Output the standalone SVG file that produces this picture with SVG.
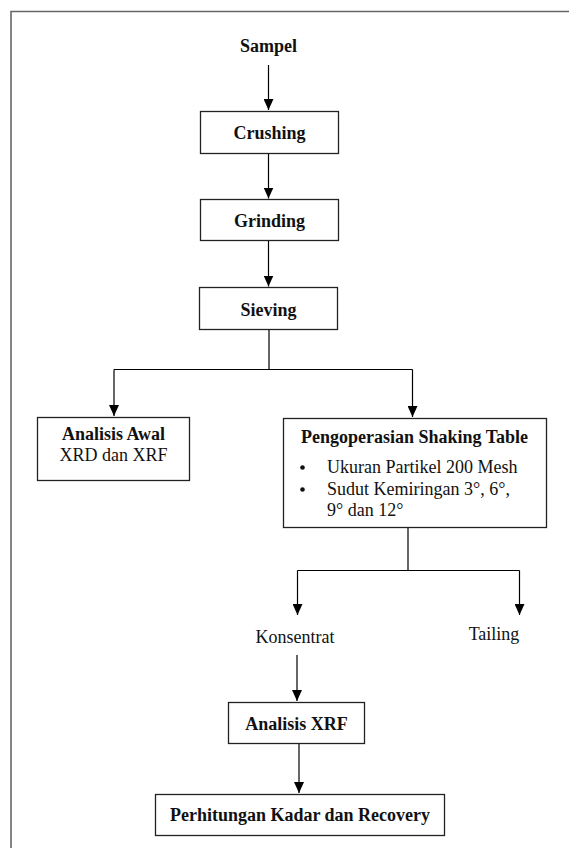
<svg xmlns="http://www.w3.org/2000/svg" width="569" height="848" viewBox="0 0 569 848">
<defs>
<marker id="ah" markerUnits="userSpaceOnUse" markerWidth="11" markerHeight="10" viewBox="0 0 11 10" refX="11" refY="5" orient="auto">
<path d="M0,0 L11,5 L0,10 Z" fill="#000"/>
</marker>
</defs>
<style>
.box{fill:#fff;stroke:#222;stroke-width:1.3}
.b{font-family:"Liberation Serif","Times New Roman",serif;font-weight:bold;font-size:18px;fill:#111;text-anchor:middle}
.r{font-family:"Liberation Serif","Times New Roman",serif;font-size:18px;fill:#111}
.c{stroke:#000;stroke-width:1.2;fill:none}
.a{stroke:#000;stroke-width:1.2;fill:none;marker-end:url(#ah)}
</style>
<rect width="569" height="848" fill="#fff"/>
<path d="M11,848 V11.5 H569" fill="none" stroke="#666" stroke-width="1.6"/>

<g id="sampel"><text class="b" x="268.5" y="52">Sampel</text></g>
<g id="crushing"><rect class="box" x="200.5" y="111.5" width="138" height="42"/><text class="b" x="269.5" y="138.5">Crushing</text></g>
<g id="grinding"><rect class="box" x="200.5" y="199.5" width="138" height="41"/><text class="b" x="269.5" y="227">Grinding</text></g>
<g id="sieving"><rect class="box" x="199.5" y="287.5" width="138" height="42"/><text class="b" x="268.5" y="315.5">Sieving</text></g>
<g id="analisis-awal"><rect class="box" x="37.5" y="417.5" width="152" height="63"/><text class="b" x="113.5" y="440">Analisis Awal</text><text class="r" x="113.5" y="461" text-anchor="middle">XRD dan XRF</text></g>
<g id="shaking-table"><rect class="box" x="283.5" y="418.5" width="263" height="109"/>
<text class="b" x="414.5" y="443">Pengoperasian Shaking Table</text>
<circle cx="302.5" cy="467.5" r="2.3" fill="#111"/>
<text class="r" x="327" y="473">Ukuran Partikel 200 Mesh</text>
<circle cx="302.5" cy="489.5" r="2.3" fill="#111"/>
<text class="r" x="327" y="495">Sudut Kemiringan 3°, 6°,</text>
<text class="r" x="327" y="516">9° dan 12°</text></g>
<g id="konsentrat"><text class="r" x="295" y="643" text-anchor="middle">Konsentrat</text></g>
<g id="tailing"><text class="r" x="494" y="640" text-anchor="middle">Tailing</text></g>
<g id="analisis-xrf"><rect class="box" x="228.5" y="702.5" width="136" height="41"/><text class="b" x="296.5" y="730">Analisis XRF</text></g>
<g id="perhitungan"><rect class="box" x="155.5" y="794.5" width="289" height="41"/><text class="b" x="300" y="821">Perhitungan Kadar dan Recovery</text></g>

<g id="connectors">
<path class="a" d="M268.5,65 V110"/>
<path class="a" d="M268.5,154 V198.5"/>
<path class="a" d="M268.5,241 V286.5"/>
<path class="c" d="M269,330 V369.5 M114,369.5 H412.5"/>
<path class="a" d="M114,369.5 V416"/>
<path class="a" d="M412.5,369.5 V417"/>
<path class="c" d="M408,528 V570.5 M297.5,570.5 H519.5"/>
<path class="a" d="M297.5,570.5 V615"/>
<path class="a" d="M519.5,570.5 V615"/>
<path class="a" d="M297,655 V701"/>
<path class="a" d="M299,744 V793"/>
</g>
</svg>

※ ※ ※

**OBJECTIVE**
Leave out the pictures and print every line of the data exactly.

**FULL SOLUTION**
Output the standalone SVG file that produces this picture with SVG.
<svg xmlns="http://www.w3.org/2000/svg" width="569" height="848" viewBox="0 0 569 848">
<defs>
<marker id="ah" markerUnits="userSpaceOnUse" markerWidth="11" markerHeight="10" viewBox="0 0 11 10" refX="11" refY="5" orient="auto">
<path d="M0,0 L11,5 L0,10 Z" fill="#000"/>
</marker>
</defs>
<style>
.box{fill:#fff;stroke:#222;stroke-width:1.3}
.b{font-family:"Liberation Serif","Times New Roman",serif;font-weight:bold;font-size:18px;fill:#111;text-anchor:middle}
.r{font-family:"Liberation Serif","Times New Roman",serif;font-size:18px;fill:#111}
.c{stroke:#000;stroke-width:1.2;fill:none}
.a{stroke:#000;stroke-width:1.2;fill:none;marker-end:url(#ah)}
</style>
<rect width="569" height="848" fill="#fff"/>
<path d="M11,848 V11.5 H569" fill="none" stroke="#666" stroke-width="1.6"/>

<g id="sampel"><text class="b" x="268.5" y="52">Sampel</text></g>
<g id="crushing"><rect class="box" x="200.5" y="111.5" width="138" height="42"/><text class="b" x="269.5" y="138.5">Crushing</text></g>
<g id="grinding"><rect class="box" x="200.5" y="199.5" width="138" height="41"/><text class="b" x="269.5" y="227">Grinding</text></g>
<g id="sieving"><rect class="box" x="199.5" y="287.5" width="138" height="42"/><text class="b" x="268.5" y="315.5">Sieving</text></g>
<g id="analisis-awal"><rect class="box" x="37.5" y="417.5" width="152" height="63"/><text class="b" x="113.5" y="440">Analisis Awal</text><text class="r" x="113.5" y="461" text-anchor="middle">XRD dan XRF</text></g>
<g id="shaking-table"><rect class="box" x="283.5" y="418.5" width="263" height="109"/>
<text class="b" x="414.5" y="443">Pengoperasian Shaking Table</text>
<circle cx="302.5" cy="467.5" r="2.3" fill="#111"/>
<text class="r" x="327" y="473">Ukuran Partikel 200 Mesh</text>
<circle cx="302.5" cy="489.5" r="2.3" fill="#111"/>
<text class="r" x="327" y="495">Sudut Kemiringan 3°, 6°,</text>
<text class="r" x="327" y="516">9° dan 12°</text></g>
<g id="konsentrat"><text class="r" x="295" y="643" text-anchor="middle">Konsentrat</text></g>
<g id="tailing"><text class="r" x="494" y="640" text-anchor="middle">Tailing</text></g>
<g id="analisis-xrf"><rect class="box" x="228.5" y="702.5" width="136" height="41"/><text class="b" x="296.5" y="730">Analisis XRF</text></g>
<g id="perhitungan"><rect class="box" x="155.5" y="794.5" width="289" height="41"/><text class="b" x="300" y="821">Perhitungan Kadar dan Recovery</text></g>

<g id="connectors">
<path class="a" d="M268.5,65 V110"/>
<path class="a" d="M268.5,154 V198.5"/>
<path class="a" d="M268.5,241 V286.5"/>
<path class="c" d="M269,330 V369.5 M114,369.5 H412.5"/>
<path class="a" d="M114,369.5 V416"/>
<path class="a" d="M412.5,369.5 V417"/>
<path class="c" d="M408,528 V570.5 M297.5,570.5 H519.5"/>
<path class="a" d="M297.5,570.5 V615"/>
<path class="a" d="M519.5,570.5 V615"/>
<path class="a" d="M297,655 V701"/>
<path class="a" d="M299,744 V793"/>
</g>
</svg>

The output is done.